Ukryta przez przyrodników z RDOŚ Katowice kamera w jednej z jaskiń w rezerwacie przyrody w woj. śląskim zarejestrowała w ciągu 3 miesięcy obecność prawie 200 osób. Pomimo całorocznego, bezwzględnego zakazu wstępu, turyści naruszają przepisy, tym samym narażając swoje zdrowie i życie.
Fotopułapka zastawiona przez przyrodników z Regionalnej Dyrekcji Ochrony Środowiska w Katowicach zarejestrowała w ciągu trzech miesięcy obecność prawie 200 osób w nieudostępnionej do ruchu turystycznego jaskini w śląskim rezerwacie przyrody.
Jaskinia odwiedzana była przez rodziny z dziećmi, rowerzystów oraz grotołazów nieposiadających stosownych zezwoleń na wejście do jaskini.

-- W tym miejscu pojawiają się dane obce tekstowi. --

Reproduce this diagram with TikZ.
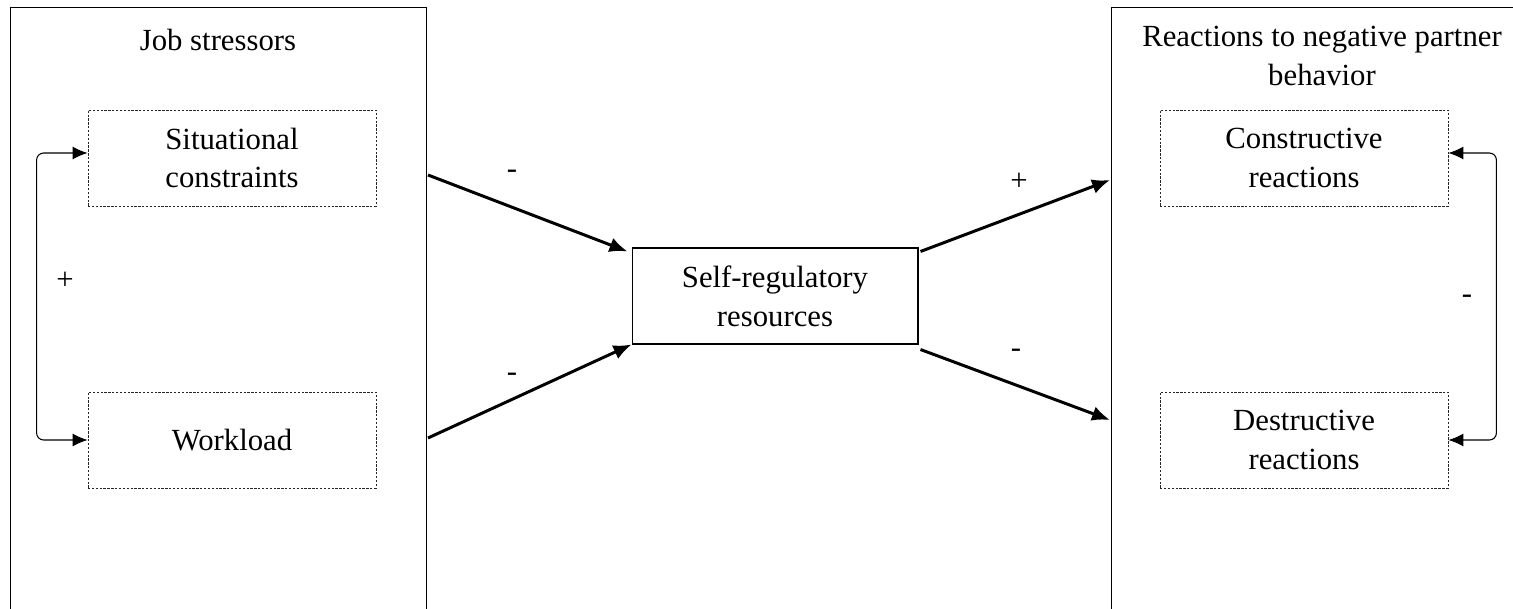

Najliczniejszą obecność – nawet do 20 osób w ciągu dnia zarejestrowano w trakcie dni wolnych.
“Jedynym obiektem udostępnionym do zwiedzania jest Jaskinia Głęboka w Podlesicach (rezerwat przyrody Góra Zborów). Zakaz wejścia do jaskiń podyktowany jest bezpieczeństwem turystów – są to obiekty niezabezpieczone np. przed odspajaniem się odłamków skalnych i nieprzygotowane do uprawiania turystyki jaskiniowej” – dodał Skrzypiec.
Świadome wchodzenie do jaskiń z zakazem wstępu na terenie rezerwatów przyrody zagrożone jest karą grzywny lub nawet aresztu. RDOŚ podkreśla, że “nie jest to martwy zapis, ponieważ kary takie były już niejednokrotnie nakładane”.
Zakaz wstępu do takich obiektów jest również nałożony w celu ochrony zimujących w nich nietoperzy. W Polsce występuje 27 gatunków tych ssaków i wszystkie są objęte ochroną ścisłą, co oznacza, że nie można ich niepokoić, płoszyć oraz narażać na zranienie lub śmierć. (PAP)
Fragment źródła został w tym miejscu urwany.